Leave the pictures out and quote every line from the start of the listing to the line with "from bokeh.resources import INLINE", inclusive.
------------------------------------------------
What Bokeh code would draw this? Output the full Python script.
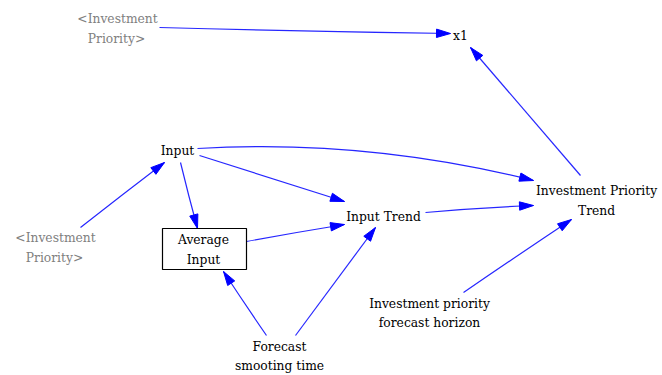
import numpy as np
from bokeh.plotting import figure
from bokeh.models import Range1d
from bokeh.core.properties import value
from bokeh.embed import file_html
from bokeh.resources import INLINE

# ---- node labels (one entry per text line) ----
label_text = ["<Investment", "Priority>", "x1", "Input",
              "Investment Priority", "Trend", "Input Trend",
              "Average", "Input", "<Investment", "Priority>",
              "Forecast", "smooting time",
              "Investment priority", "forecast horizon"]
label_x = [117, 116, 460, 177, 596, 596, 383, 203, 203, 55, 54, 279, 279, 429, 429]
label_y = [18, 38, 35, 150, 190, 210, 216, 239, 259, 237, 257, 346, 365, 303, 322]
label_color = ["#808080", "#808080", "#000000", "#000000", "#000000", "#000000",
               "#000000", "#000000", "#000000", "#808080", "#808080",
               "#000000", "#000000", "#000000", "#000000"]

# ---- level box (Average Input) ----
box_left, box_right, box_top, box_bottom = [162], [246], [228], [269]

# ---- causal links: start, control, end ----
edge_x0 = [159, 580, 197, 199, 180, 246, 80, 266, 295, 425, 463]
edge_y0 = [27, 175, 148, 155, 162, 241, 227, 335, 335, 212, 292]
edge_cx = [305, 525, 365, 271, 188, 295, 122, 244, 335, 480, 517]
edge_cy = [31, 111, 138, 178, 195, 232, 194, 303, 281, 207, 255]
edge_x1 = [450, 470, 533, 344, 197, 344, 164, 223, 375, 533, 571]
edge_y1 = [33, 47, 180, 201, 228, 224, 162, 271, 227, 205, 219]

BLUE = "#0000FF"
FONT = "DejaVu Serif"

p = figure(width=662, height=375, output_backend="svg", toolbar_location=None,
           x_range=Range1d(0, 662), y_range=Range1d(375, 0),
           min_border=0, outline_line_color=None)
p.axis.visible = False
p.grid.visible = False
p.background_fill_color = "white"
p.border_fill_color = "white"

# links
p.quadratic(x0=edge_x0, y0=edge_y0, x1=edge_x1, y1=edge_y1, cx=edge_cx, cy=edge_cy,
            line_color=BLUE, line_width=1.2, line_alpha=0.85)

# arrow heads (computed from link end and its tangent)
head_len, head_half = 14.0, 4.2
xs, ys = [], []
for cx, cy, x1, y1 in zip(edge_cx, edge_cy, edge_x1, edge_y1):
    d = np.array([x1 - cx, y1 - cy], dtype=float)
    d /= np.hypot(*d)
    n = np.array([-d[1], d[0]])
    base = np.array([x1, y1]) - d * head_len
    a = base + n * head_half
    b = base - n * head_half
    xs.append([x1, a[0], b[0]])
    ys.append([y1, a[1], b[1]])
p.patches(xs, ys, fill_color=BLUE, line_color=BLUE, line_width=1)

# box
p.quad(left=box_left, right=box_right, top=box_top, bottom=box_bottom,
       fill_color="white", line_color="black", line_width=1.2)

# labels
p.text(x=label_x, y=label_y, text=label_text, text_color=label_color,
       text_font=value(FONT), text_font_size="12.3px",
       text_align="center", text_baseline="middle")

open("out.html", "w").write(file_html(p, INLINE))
------------------------------------------------
■ **RESULT OF THIS TASK**
What Bokeh code would draw this? Output the full Python script.
import numpy as np
from bokeh.plotting import figure
from bokeh.models import Range1d
from bokeh.core.properties import value
from bokeh.embed import file_html
from bokeh.resources import INLINE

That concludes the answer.